ChessAdmin November 23, 2019 at 5:53 pm

Great to see the blog back and active, taking a look at tournament games and other things helpful and relevant for improving players.

To see if there was a difference using a modern engine vs. Rybka’s evaluation, I plugged the position after 20…g6?! into Komodo (11.2). From previous equality, it immediately showed a White plus of over 0.3, which after five minutes or so of crunching evolved to over 0.6 after the engine’s choice of 21. Qd2. The actual game move 21. Kf1 put it back to equality (assuming Black plays …f5 in response). However, after 21…h5 22. Qf2! and Komodo shows 0.6 for White again. It certainly looks like moves 20-21 were the critical turning point.


Thomas Johnson November 24, 2019 at 4:28 am

Your blog is so original and so instructive, but for a player at my level each one is very hard to get through time-wise.

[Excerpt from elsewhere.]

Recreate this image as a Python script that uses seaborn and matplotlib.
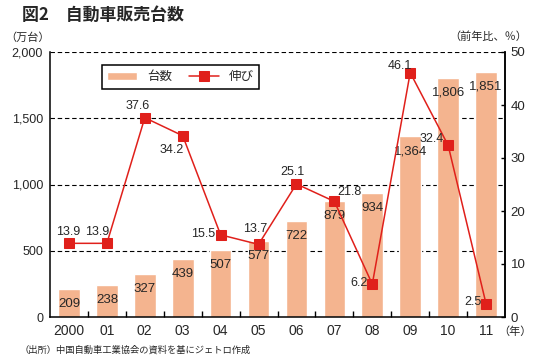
import matplotlib
matplotlib.use('Agg')
import matplotlib.pyplot as plt
import seaborn as sns
import pandas as pd

sns.set_theme(style='white')
plt.rcParams['font.family'] = ['Liberation Sans', 'Noto Sans CJK JP', 'DejaVu Sans']
CJK = ['Noto Sans CJK JP', 'DejaVu Sans']

# データ
years = ['2000', '01', '02', '03', '04', '05', '06', '07', '08', '09', '10', '11']
units = [209, 238, 327, 439, 507, 577, 722, 879, 934, 1364, 1806, 1851]
growth = [13.9, 13.9, 37.6, 34.2, 15.5, 13.7, 25.1, 21.8, 6.2, 46.1, 32.4, 2.5]
unit_labels = ['209', '238', '327', '439', '507', '577', '722', '879', '934', '1,364', '1,806', '1,851']
# 伸び率ラベルの位置 (dx, dy ピクセル, 揃え)
growth_offsets = [(-1, 11, 'center'), (-10, 11, 'center'), (-7, 12, 'center'), (-11, -14, 'center'),
                  (-5, 1, 'right'), (-3, 15, 'center'), (-4, 12, 'center'), (15, 9, 'center'),
                  (-5, 1, 'right'), (-10, 7, 'center'), (-16, 6, 'center'), (-4, 2, 'right')]

df = pd.DataFrame({'年': years, '台数': units, '伸び': growth})

bar_color = '#F4B48F'
line_color = '#E0201B'

fig = plt.figure(figsize=(5.37, 3.61), dpi=100)
ax = fig.add_axes([50 / 537, 44 / 361, 455 / 537, 265 / 361])

sns.barplot(data=df, x='年', y='台数', color=bar_color, width=0.57, ax=ax,
            saturation=1, label='台数')
ax.set_xlim(-0.5, 11.5)
ax.set_ylim(0, 2000)
ax.set_yticks([0, 500, 1000, 1500, 2000])
ax.set_yticklabels(['0', '500', '1,000', '1,500', '2,000'], fontsize=9)
ax.set_xticks(range(len(years)))
ax.set_xticklabels(years, fontsize=10)
ax.set_xticks([i + 0.5 for i in range(len(years) - 1)], minor=True)
ax.tick_params(axis='x', which='major', length=0, pad=5)
ax.tick_params(axis='x', which='minor', direction='in', length=4, width=1, color='black', bottom=True)
ax.tick_params(axis='y', length=0, pad=5)
ax.set_xlabel('')
ax.set_ylabel('')
for y in [500, 1000, 1500, 2000]:
    ax.axhline(y, color='black', lw=0.8, ls=(0, (4, 2.5)), zorder=0)
for s in ['left', 'right', 'bottom']:
    ax.spines[s].set_color('black')
    ax.spines[s].set_linewidth(1.1)
ax.spines['top'].set_visible(False)

for i, (v, lab) in enumerate(zip(units, unit_labels)):
    ax.annotate(lab, (i, v), xytext=(0, -15), textcoords='offset pixels',
                ha='center', va='center', fontsize=9.5)

ax2 = ax.twinx()
sns.lineplot(x=list(range(len(years))), y=growth, ax=ax2, color=line_color, lw=1.1,
             marker='s', markersize=6.5, markeredgecolor=line_color, label='伸び', legend=False)
ax2.set_ylim(0, 50)
ax2.set_yticks([0, 10, 20, 30, 40, 50])
ax2.set_yticklabels(['0', '10', '20', '30', '40', '50'], fontsize=9.5)
ax2.tick_params(axis='y', direction='in', length=3, width=1, color='black', pad=4)
for s in ['top', 'left', 'bottom']:
    ax2.spines[s].set_visible(False)
ax2.spines['right'].set_color('black')
ax2.spines['right'].set_linewidth(1.1)
ax2.set_xlim(-0.5, 11.5)

for i, (g, off) in enumerate(zip(growth, growth_offsets)):
    ax2.annotate(f'{g}', (i, g), xytext=off[:2], textcoords='offset pixels',
                 ha=off[2], va='center', fontsize=9)

h1, l1 = ax.get_legend_handles_labels()
h2, l2 = ax2.get_legend_handles_labels()
if ax.get_legend() is not None:
    ax.get_legend().remove()
leg = ax2.legend(h1 + h2, l1 + l2, loc='upper left', bbox_to_anchor=(0.114, 0.952), ncol=2,
                 prop={'family': CJK, 'size': 9}, frameon=True, fancybox=False, edgecolor='black',
                 handlelength=2.4, handletextpad=0.8, columnspacing=1.3, borderpad=0.45,
                 borderaxespad=0)
leg.get_frame().set_linewidth(1.1)
leg.get_frame().set_alpha(1)

fig.text(22 / 537, 1 - 15 / 361, '図2　自動車販売台数', fontsize=12.2, fontweight='bold',
         va='center', family=CJK)
fig.text(28 / 537, 1 - 38 / 361, '（万台）', fontsize=8, va='center', ha='center', family=CJK)
fig.text(488 / 537, 1 - 37 / 361, '（前年比、％）', fontsize=8, va='center', ha='center', family=CJK)
fig.text(515 / 537, 1 - 332 / 361, '（年）', fontsize=8, va='center', ha='center', family=CJK)
fig.text(20 / 537, 1 - 350 / 361, '（出所）中国自動車工業協会の資料を基にジェトロ作成', fontsize=6.7,
         va='center', family=CJK)

fig.savefig('out.png', dpi=100)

My question is this: will I always have access to your old posts via your home page? I am having to clean up my gmail inbox because I am running out of space. Each of your emails to me is essentially a link to one of your posts, with a title.

And, God forbid, Dana, that you retire someday from writing your blog. I hope that you would be able to maintain the site for posterity, or accumulate your posts as a book, or as a giant downloadable .pdf file. It would be a shame for the chess world to lose such a unique resource.

I ran into you once at the Aptos Library, and you told me Magnus Carlsen would be having an event in San Jose; thanks to you I was able to attend and lay eyes on him. Wow.

Thank you, Dana, from a patzer who admires your work.

Tom Johnson


admin November 24, 2019 at 10:45 am

Thanks to both of you for your great comments! Yes, my Rybka is looking pretty outdated these days. I think I’m stuck with it while I use my old laptop. However, this fall I got a new desktop (a Mac), and I should really look for some good chess software for that. What is the best chess program in Apple-land these days?

To Tom, Although my blog productivity has slowed down a bit I have no intention of stopping it. I appreciate your support. Every comment like this means something to me!